Large amount of data over IPSec breaks network/NAT
-
Hi,
we have a strange and quite serious problem with our IPSec setup that impairs our whole network, basically it seems that NAT stops working altogether during some heavy data transferring over IPSec tunnel. We have two servers on each side of a tunnel that sync data, about ~10GB each night. All has been well for several months until last week when we started experiencing strange connectivity problems and the problems have been narrowed down to this sync procedure. The connection breaks a few minutes into the transfer and with it goes NAT for all of our internal networks as well. The connections also cannot be corrected any other way than rebooting the whole firewall. The logs show nothing and switches etc. are working fine and show no traces of error.
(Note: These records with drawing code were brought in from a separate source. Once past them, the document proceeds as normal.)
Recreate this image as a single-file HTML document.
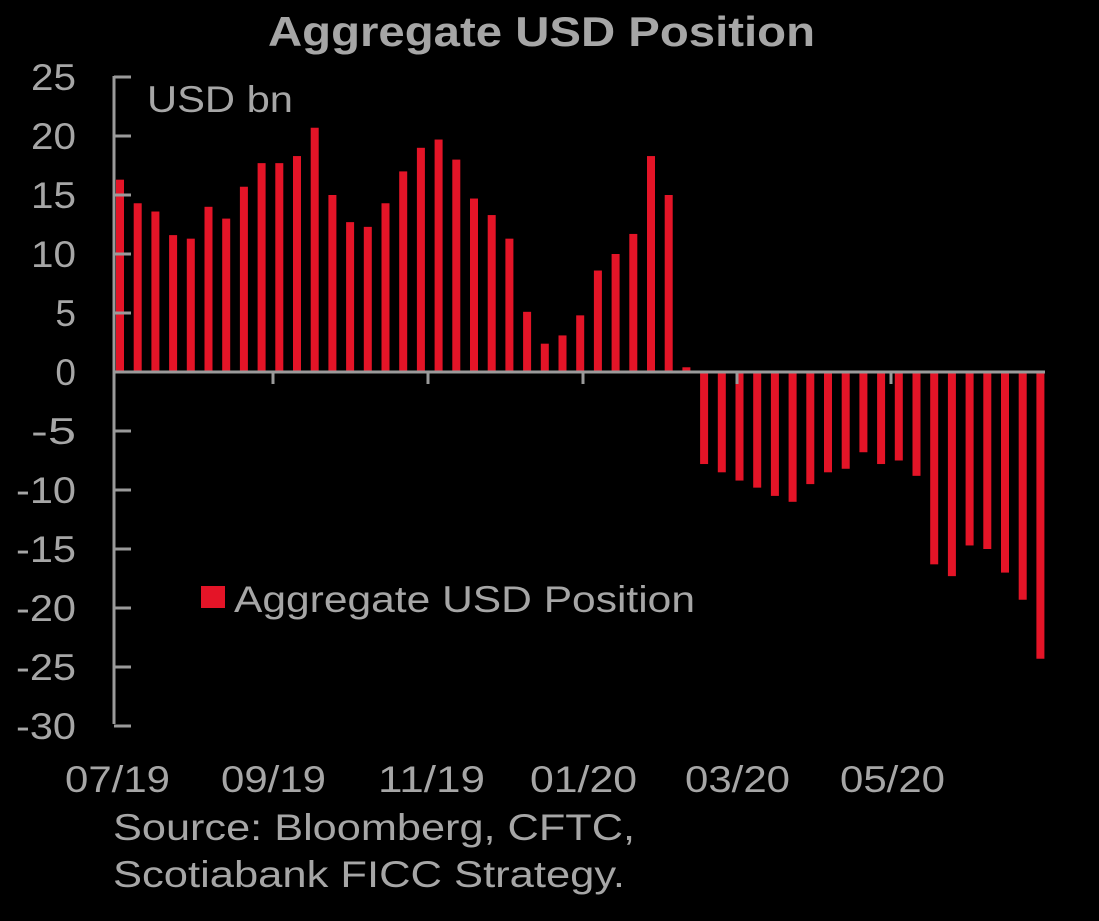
<!DOCTYPE html>
<html><head><style>
body{margin:0;background:#000;width:1099px;height:916px;overflow:hidden;font-family:"Liberation Sans",sans-serif;}
</style></head><body>
<svg width="1099" height="916" xmlns="http://www.w3.org/2000/svg">
<rect width="1099" height="916" fill="#000"/>
<text x="268" y="46" fill="#a6a6a6" font-size="42" font-weight="bold" textLength="547" lengthAdjust="spacingAndGlyphs">Aggregate USD Position</text>
<g id="bars" fill="#e41427"></g>
<g stroke="#9a9a9a" stroke-width="3" fill="none">
<line x1="114" y1="76" x2="114" y2="724"/>
<line x1="114" y1="372" x2="1045" y2="372"/>
</g>
<g id="ticks" stroke="#9a9a9a" stroke-width="3"></g>
<g fill="#a6a6a6" font-size="37" text-anchor="end" id="ylab"></g>
<text x="147" y="112" fill="#a6a6a6" font-size="37" textLength="146" lengthAdjust="spacingAndGlyphs">USD bn</text>
<g fill="#a6a6a6" font-size="37">
<text x="65" y="792" textLength="105" lengthAdjust="spacingAndGlyphs">07/19</text>
<text x="221" y="792" textLength="105" lengthAdjust="spacingAndGlyphs">09/19</text>
<text x="378" y="792" textLength="107" lengthAdjust="spacingAndGlyphs">11/19</text>
<text x="530" y="792" textLength="107" lengthAdjust="spacingAndGlyphs">01/20</text>
<text x="685" y="792" textLength="105" lengthAdjust="spacingAndGlyphs">03/20</text>
<text x="840" y="792" textLength="105" lengthAdjust="spacingAndGlyphs">05/20</text>
</g>
<rect x="201" y="586" width="24" height="22" fill="#e41427"/>
<text x="234" y="612" fill="#a6a6a6" font-size="37" textLength="461" lengthAdjust="spacingAndGlyphs">Aggregate USD Position</text>
<text x="113" y="840" fill="#a6a6a6" font-size="37" textLength="522" lengthAdjust="spacingAndGlyphs">Source: Bloomberg, CFTC,</text>
<text x="113" y="887" fill="#a6a6a6" font-size="37" textLength="512" lengthAdjust="spacingAndGlyphs">Scotiabank FICC  Strategy.</text>
</svg>
<script>
const v=[16.3,14.3,13.6,11.6,11.3,14,13,15.7,17.7,17.7,18.3,20.7,15,12.7,12.3,14.3,17,19,19.7,18,14.7,13.3,11.3,5.1,2.4,3.1,4.8,8.6,10,11.7,18.3,15,0.4,-7.8,-8.5,-9.2,-9.8,-10.5,-11,-9.5,-8.5,-8.2,-6.8,-7.8,-7.5,-8.8,-16.3,-17.3,-14.7,-15,-17,-19.3,-24.3];
const ns="http://www.w3.org/2000/svg",u=11.8,z=372;
const b=document.getElementById('bars');
v.forEach((d,i)=>{const r=document.createElementNS(ns,'rect');const cx=120+i*17.7;r.setAttribute('x',cx-4);r.setAttribute('width',8);
r.setAttribute('y',d>0?z-d*u:z);r.setAttribute('height',Math.abs(d)*u);b.appendChild(r);});
const t=document.getElementById('ticks'),yl=document.getElementById('ylab');
for(let k=25;k>=-30;k-=5){const y=z-k*u;const l=document.createElementNS(ns,'line');l.setAttribute('x1',114);l.setAttribute('x2',131);l.setAttribute('y1',y);l.setAttribute('y2',y);t.appendChild(l);
const tx=document.createElementNS(ns,'text');tx.setAttribute('x',76);tx.setAttribute('y',y+13);const s=String(k);
if(s.length>1){tx.setAttribute('textLength',s.length==3?60:45);tx.setAttribute('lengthAdjust','spacingAndGlyphs');}
tx.textContent=s;yl.appendChild(tx);}
[273,428,583,737,891].forEach(x=>{const l=document.createElementNS(ns,'line');l.setAttribute('x1',x);l.setAttribute('x2',x);l.setAttribute('y1',372);l.setAttribute('y2',384);t.appendChild(l);});
</script>
</body></html>
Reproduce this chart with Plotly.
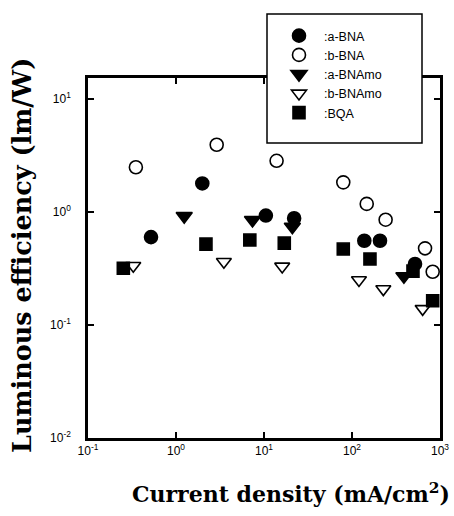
import plotly.graph_objects as go

# ---- data ----
a_bna_x = [0.52, 1.99, 10.5, 22, 138, 208, 520]
a_bna_y = [0.60, 1.79, 0.93, 0.88, 0.557, 0.557, 0.347]

b_bna_x = [0.35, 2.9, 13.9, 79.6, 147, 241, 676, 826]
b_bna_y = [2.49, 3.94, 2.84, 1.83, 1.18, 0.855, 0.477, 0.296]

a_bnamo_x = [1.24, 7.4, 21, 389]
a_bnamo_y = [0.92, 0.85, 0.74, 0.27]

b_bnamo_x = [0.327, 3.5, 16.1, 120, 227, 635]
b_bnamo_y = [0.335, 0.363, 0.33, 0.25, 0.208, 0.139]

bqa_x = [0.252, 2.19, 6.9, 17, 79.6, 160, 493, 826]
bqa_y = [0.318, 0.52, 0.565, 0.53, 0.47, 0.384, 0.30, 0.164]

x_tickvals = [0.1, 1, 10, 100, 1000]
x_ticktext = ["10<sup>-1</sup>", "10<sup>0</sup>", "10<sup>1</sup>", "10<sup>2</sup>", "10<sup>3</sup>"]
y_tickvals = [0.01, 0.1, 1, 10]
y_ticktext = ["10<sup>-2</sup>", "10<sup>-1</sup>", "10<sup>0</sup>", "10<sup>1</sup>"]

series = [
    (":a-BNA", a_bna_x, a_bna_y, "circle", 13),
    (":b-BNA", b_bna_x, b_bna_y, "circle-open", 13),
    (":a-BNAmo", a_bnamo_x, a_bnamo_y, "triangle-down", 14),
    (":b-BNAmo", b_bnamo_x, b_bnamo_y, "triangle-down-open", 13),
    (":BQA", bqa_x, bqa_y, "square", 12),
]

fig = go.Figure()
for i, (name, xs, ys, sym, sz) in enumerate(series):
    fig.add_trace(go.Scatter(
        x=xs, y=ys, mode="markers", name=name, legendgroup=str(i),
        marker=dict(symbol=sym, size=sz, color="black",
                    line=dict(color="black", width=1.6)),
    ))

W, H = 454, 516
# page-pixel layout: plot box x 88..440, y 78..438; paper top at y 10
L, R, PT, B = 88, 440, 10, 438
PLOT_TOP = 78

def px_x(p):  # page pixel -> paper x
    return (p - L) / (R - L)

def px_y(p):  # page pixel -> paper y
    return (B - p) / (B - PT)

axis_common = dict(
    type="log", showline=True, linecolor="black", linewidth=2.5, mirror="ticks",
    ticks="inside", ticklen=6, tickwidth=2, tickcolor="black",
    showgrid=False, zeroline=False, automargin=False, ticklabeloverflow="allow",
    tickfont=dict(family="Arial, Liberation Sans, sans-serif", size=12, color="black"),
)

fig.update_xaxes(range=[-1, 3], tickvals=x_tickvals, ticktext=x_ticktext, **axis_common)
fig.update_yaxes(range=[-2, 1.186], tickvals=y_tickvals, ticktext=y_ticktext,
                 domain=[0, (B - PLOT_TOP) / (B - PT)], ticklabelstandoff=12, **axis_common)

fig.update_layout(
    width=W, height=H,
    margin=dict(l=L, r=W - R, t=PT, b=H - B, autoexpand=False),
    plot_bgcolor="white", paper_bgcolor="white",
    showlegend=True,
    legend=dict(
        x=px_x(274), y=px_y(21), xanchor="left", yanchor="top",
        bgcolor="rgba(0,0,0,0)", borderwidth=0,
        font=dict(family="Arial, Liberation Sans, sans-serif", size=12.5, color="black"),
        tracegroupgap=0, itemwidth=40,
    ),
    shapes=[
        dict(type="rect", xref="paper", yref="paper", layer="above",
             x0=px_x(267), x1=px_x(422), y0=px_y(143), y1=px_y(14),
             fillcolor="white", line=dict(color="black", width=1.5)),
    ],
    annotations=[
        dict(text="Current density (mA/cm<sup>2</sup>)", xref="paper", yref="paper",
             x=px_x(291), y=px_y(493), xanchor="center", yanchor="middle", showarrow=False,
             font=dict(family="DejaVu Serif", size=22, color="black", weight="bold")),
        dict(text="Luminous efficiency (lm/W)", xref="paper", yref="paper",
             x=px_x(22), y=px_y(256), xanchor="center", yanchor="middle", showarrow=False,
             textangle=-90,
             font=dict(family="DejaVu Serif", size=25.5, color="black", weight="bold")),
    ],
)

fig.write_html(
    "out.html",
    config={"displayModeBar": False},
    post_script="document.body.style.margin='0';document.body.style.overflow='hidden';",
)
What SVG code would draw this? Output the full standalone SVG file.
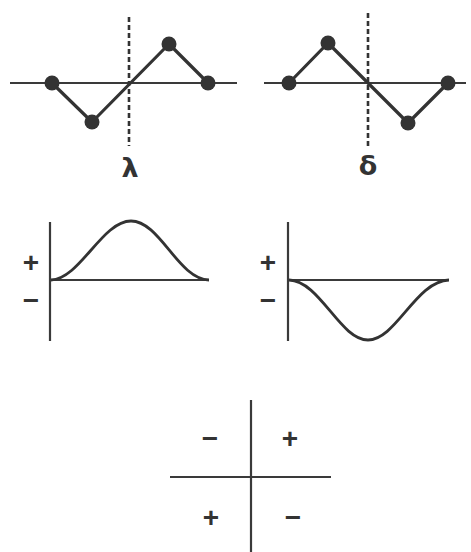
<svg xmlns="http://www.w3.org/2000/svg" width="471" height="552" viewBox="0 0 471 552">
<style>
.ax{stroke:#3a3a3a;stroke-width:2.2;fill:none}
.zz{stroke:#333;stroke-width:3.2;fill:none;stroke-linejoin:round}
.dash{stroke:#333;stroke-width:2.6;stroke-dasharray:5,3;fill:none}
.dot{fill:#333}
.cv{stroke:#333;stroke-width:2.8;fill:none}
.sg{font-family:"Liberation Sans",Arial,sans-serif;font-weight:bold;font-size:28px;fill:#333;text-anchor:middle}
.gr{font-family:"DejaVu Sans","Liberation Sans",sans-serif;font-weight:bold;font-size:27px;fill:#333;text-anchor:middle}
</style>
<g id="lambda">
<line class="ax" x1="10" y1="83" x2="237" y2="83"/>
<line class="dash" x1="129" y1="17" x2="129" y2="146"/>
<polyline class="zz" points="52,83 92,122 169,44 208,83"/>
<circle class="dot" cx="52" cy="83" r="7.5"/>
<circle class="dot" cx="92" cy="122" r="7.5"/>
<circle class="dot" cx="169" cy="44" r="7.5"/>
<circle class="dot" cx="208" cy="83" r="7.5"/>
<text class="gr" x="130" y="177">λ</text>
</g>
<g id="delta">
<line class="ax" x1="264" y1="83" x2="466" y2="83"/>
<line class="dash" x1="368" y1="13" x2="368" y2="146"/>
<polyline class="zz" points="289,83 328,43 408,123 448,83"/>
<circle class="dot" cx="289" cy="83" r="7.5"/>
<circle class="dot" cx="328" cy="43" r="7.5"/>
<circle class="dot" cx="408" cy="123" r="7.5"/>
<circle class="dot" cx="448" cy="83" r="7.5"/>
<text class="gr" x="368" y="175">δ</text>
</g>
<g id="plot-positive">
<line class="ax" x1="50" y1="222" x2="50" y2="341"/>
<line class="ax" x1="50" y1="280" x2="209" y2="280"/>
<path class="cv" d="M51,280 C80,279 102,221 131,221 C160,221 178,279 209,280"/>
<text class="sg" x="31" y="272">+</text>
<text class="sg" x="31" y="310">−</text>
</g>
<g id="plot-negative">
<line class="ax" x1="288" y1="222" x2="288" y2="341"/>
<line class="ax" x1="288" y1="280" x2="449" y2="280"/>
<path class="cv" d="M289,280 C320,281 340,340 368,340 C396,340 416,281 449,280"/>
<text class="sg" x="268" y="272">+</text>
<text class="sg" x="268" y="310">−</text>
</g>
<g id="quadrants">
<line class="ax" x1="251" y1="400" x2="251" y2="552"/>
<line class="ax" x1="170" y1="477" x2="331" y2="477"/>
<text class="sg" x="210" y="448">−</text>
<text class="sg" x="290" y="448">+</text>
<text class="sg" x="211" y="527">+</text>
<text class="sg" x="293" y="527">−</text>
</g>
</svg>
Traffic between internal networks works fine as well as traffic from the firewall to the internet, traffic from internal networks to the internet stops at the firewall.
Our setup is a CARP redundant pfsense 2.02 installation.
-
…about ~10GB each night. All has been well for several months until last week when we started experiencing strange connectivity problems and the problems have been narrowed down to this sync procedure.
So, you've made no changes whatsoever in software or hardware, yet it just stopped working after several months ?
The connections also cannot be corrected any other way than rebooting the whole firewall. The logs show nothing and switches etc. are working fine and show no traces of error. Traffic between internal networks works fine as well as traffic from the firewall to the internet, traffic from internal networks to the internet stops at the firewall.
Have you done any packet captures (with tcpdump) on LAN and WAN when the problem occurs?
So normal routing (without NAT) between e.g. LAN and OPT1 continues to work, but NATting stops?
What happens if you disable pf (pfctl -d, re-enable with pfctl -e)? -
That sounds a lot like what would happen if your sync process started going nuts with huge numbers of connections and maxes out the state table. Check your RRD States graph vs. your states limit.